WHAT IS EXPECTED: Find the line with "What Plotly code" and the line with "di classe, riducendo", then repeat both of them and every line in between exactly. Omit the pictures.

RECORDED DATA:

──────────────────────────────

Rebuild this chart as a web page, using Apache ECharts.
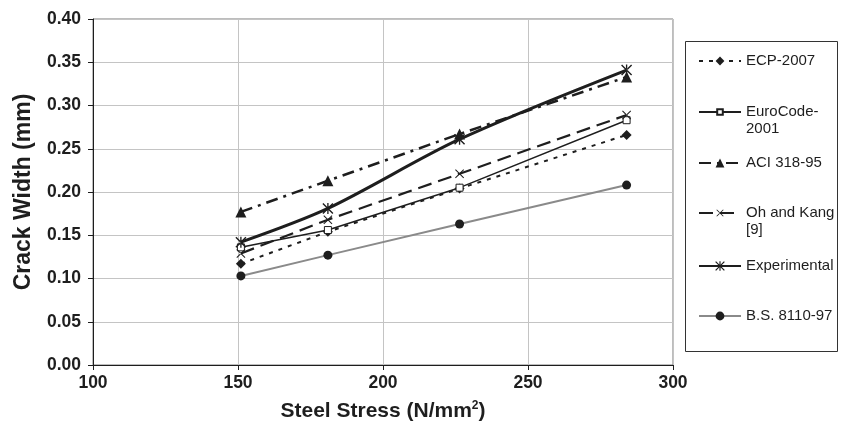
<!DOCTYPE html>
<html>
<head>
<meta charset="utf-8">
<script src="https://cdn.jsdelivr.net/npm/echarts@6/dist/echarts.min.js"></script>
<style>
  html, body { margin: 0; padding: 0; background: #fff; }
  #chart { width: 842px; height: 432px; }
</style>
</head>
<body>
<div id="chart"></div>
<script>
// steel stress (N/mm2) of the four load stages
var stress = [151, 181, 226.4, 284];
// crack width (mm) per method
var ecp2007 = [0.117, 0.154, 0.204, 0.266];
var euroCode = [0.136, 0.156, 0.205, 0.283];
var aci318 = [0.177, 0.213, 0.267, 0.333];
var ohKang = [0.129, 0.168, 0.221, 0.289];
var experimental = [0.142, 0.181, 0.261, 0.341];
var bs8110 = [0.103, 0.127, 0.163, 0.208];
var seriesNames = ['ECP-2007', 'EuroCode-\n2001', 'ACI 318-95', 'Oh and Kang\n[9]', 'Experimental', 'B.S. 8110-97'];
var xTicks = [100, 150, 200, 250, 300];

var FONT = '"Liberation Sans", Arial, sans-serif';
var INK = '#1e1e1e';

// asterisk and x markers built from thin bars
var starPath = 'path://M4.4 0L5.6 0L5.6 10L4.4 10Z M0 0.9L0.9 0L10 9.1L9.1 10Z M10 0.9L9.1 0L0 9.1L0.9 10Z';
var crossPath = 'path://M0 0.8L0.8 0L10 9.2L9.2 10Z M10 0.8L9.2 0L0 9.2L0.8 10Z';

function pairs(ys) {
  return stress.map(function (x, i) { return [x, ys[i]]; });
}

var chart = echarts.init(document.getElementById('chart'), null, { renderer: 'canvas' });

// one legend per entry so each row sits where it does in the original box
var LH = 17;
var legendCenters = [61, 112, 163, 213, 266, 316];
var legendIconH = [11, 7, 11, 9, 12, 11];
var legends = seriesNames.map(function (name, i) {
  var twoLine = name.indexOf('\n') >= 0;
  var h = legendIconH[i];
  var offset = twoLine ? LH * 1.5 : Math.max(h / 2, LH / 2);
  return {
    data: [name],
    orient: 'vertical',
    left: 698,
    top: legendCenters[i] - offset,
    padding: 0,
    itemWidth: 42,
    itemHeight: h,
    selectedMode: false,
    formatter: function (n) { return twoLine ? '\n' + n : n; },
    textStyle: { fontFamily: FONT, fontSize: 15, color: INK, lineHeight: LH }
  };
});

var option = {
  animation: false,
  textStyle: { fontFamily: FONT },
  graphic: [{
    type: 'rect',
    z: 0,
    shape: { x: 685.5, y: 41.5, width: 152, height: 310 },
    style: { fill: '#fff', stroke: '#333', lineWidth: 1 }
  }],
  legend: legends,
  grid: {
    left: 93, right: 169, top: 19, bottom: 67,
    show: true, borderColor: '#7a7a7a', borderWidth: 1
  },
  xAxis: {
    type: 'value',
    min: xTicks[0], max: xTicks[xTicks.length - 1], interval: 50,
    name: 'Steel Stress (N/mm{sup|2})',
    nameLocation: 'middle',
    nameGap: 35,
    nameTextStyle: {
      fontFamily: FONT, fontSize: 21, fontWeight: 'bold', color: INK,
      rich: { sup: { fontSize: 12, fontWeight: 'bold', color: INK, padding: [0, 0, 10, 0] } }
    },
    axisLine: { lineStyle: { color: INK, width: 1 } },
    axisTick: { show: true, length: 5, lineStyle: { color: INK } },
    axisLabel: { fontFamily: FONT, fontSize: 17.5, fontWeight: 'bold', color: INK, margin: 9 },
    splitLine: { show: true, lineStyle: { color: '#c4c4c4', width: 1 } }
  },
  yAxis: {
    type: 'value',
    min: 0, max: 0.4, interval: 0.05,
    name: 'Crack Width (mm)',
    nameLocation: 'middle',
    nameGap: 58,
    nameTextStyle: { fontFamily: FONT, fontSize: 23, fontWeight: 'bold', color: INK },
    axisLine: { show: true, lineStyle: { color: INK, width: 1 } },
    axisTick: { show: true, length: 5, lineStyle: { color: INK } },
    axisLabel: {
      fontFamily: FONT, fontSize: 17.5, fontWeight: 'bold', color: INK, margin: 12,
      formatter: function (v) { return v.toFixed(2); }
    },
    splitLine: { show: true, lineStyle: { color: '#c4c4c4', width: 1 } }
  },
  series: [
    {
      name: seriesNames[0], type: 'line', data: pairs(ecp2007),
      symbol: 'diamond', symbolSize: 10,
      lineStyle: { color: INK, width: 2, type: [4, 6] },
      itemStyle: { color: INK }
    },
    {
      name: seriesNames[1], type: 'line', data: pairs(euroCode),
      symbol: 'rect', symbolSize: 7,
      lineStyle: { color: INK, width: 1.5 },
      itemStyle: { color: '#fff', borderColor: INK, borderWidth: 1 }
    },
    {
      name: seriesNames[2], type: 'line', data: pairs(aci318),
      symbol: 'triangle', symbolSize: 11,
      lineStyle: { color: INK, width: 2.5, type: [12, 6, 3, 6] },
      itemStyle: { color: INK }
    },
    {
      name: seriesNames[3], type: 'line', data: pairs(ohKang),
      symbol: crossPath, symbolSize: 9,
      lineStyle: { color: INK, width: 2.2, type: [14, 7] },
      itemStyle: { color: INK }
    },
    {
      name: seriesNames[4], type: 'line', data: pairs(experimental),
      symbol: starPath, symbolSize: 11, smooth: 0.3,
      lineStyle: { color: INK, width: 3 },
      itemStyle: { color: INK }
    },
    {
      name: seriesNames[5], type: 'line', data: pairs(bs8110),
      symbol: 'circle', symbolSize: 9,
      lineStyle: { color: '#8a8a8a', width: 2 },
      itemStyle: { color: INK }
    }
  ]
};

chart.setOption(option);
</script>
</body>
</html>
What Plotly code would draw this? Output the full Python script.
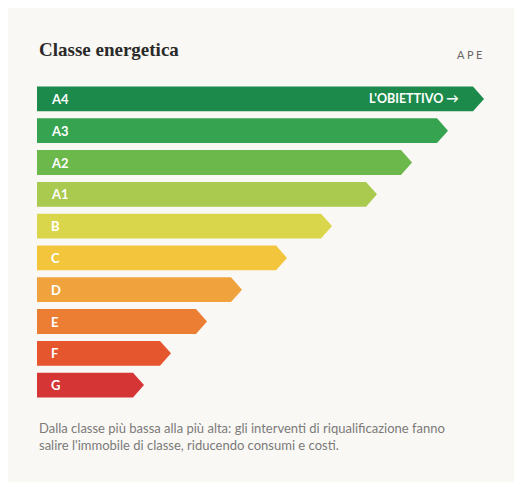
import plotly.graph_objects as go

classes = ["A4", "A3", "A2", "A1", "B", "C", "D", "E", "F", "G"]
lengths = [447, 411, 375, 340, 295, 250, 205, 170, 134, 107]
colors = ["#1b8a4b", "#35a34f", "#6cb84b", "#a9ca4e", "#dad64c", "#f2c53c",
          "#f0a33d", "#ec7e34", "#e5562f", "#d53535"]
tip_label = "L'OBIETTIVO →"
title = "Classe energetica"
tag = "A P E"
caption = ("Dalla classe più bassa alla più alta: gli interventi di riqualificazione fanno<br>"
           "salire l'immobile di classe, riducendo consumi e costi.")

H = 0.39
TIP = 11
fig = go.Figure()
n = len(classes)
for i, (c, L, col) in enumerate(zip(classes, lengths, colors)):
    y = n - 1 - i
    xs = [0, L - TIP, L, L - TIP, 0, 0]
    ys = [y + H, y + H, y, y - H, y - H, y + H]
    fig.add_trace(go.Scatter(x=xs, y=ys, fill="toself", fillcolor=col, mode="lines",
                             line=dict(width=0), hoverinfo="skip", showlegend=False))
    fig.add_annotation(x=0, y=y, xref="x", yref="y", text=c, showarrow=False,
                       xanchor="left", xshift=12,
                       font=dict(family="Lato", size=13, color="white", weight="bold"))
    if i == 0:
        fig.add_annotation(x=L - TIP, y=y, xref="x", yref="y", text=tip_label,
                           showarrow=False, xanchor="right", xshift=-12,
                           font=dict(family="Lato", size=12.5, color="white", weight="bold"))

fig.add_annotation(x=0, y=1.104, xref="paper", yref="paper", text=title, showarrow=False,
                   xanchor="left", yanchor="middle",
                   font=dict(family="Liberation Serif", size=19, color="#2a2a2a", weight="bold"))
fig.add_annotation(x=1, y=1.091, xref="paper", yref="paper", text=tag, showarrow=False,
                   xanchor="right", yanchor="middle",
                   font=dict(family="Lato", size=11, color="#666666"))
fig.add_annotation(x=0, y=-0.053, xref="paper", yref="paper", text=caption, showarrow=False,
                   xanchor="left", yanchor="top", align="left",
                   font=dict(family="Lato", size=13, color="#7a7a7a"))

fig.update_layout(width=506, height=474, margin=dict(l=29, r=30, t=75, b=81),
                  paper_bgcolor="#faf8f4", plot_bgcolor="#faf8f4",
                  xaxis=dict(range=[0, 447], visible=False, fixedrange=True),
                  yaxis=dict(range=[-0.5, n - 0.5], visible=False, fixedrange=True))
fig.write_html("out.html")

──────────────────────────────

RESULT OF THIS EXERCISE:
What Plotly code would draw this? Output the full Python script.
import plotly.graph_objects as go

classes = ["A4", "A3", "A2", "A1", "B", "C", "D", "E", "F", "G"]
lengths = [447, 411, 375, 340, 295, 250, 205, 170, 134, 107]
colors = ["#1b8a4b", "#35a34f", "#6cb84b", "#a9ca4e", "#dad64c", "#f2c53c",
          "#f0a33d", "#ec7e34", "#e5562f", "#d53535"]
tip_label = "L'OBIETTIVO →"
title = "Classe energetica"
tag = "A P E"
caption = ("Dalla classe più bassa alla più alta: gli interventi di riqualificazione fanno<br>"
           "salire l'immobile di classe, riducendo consumi e costi.")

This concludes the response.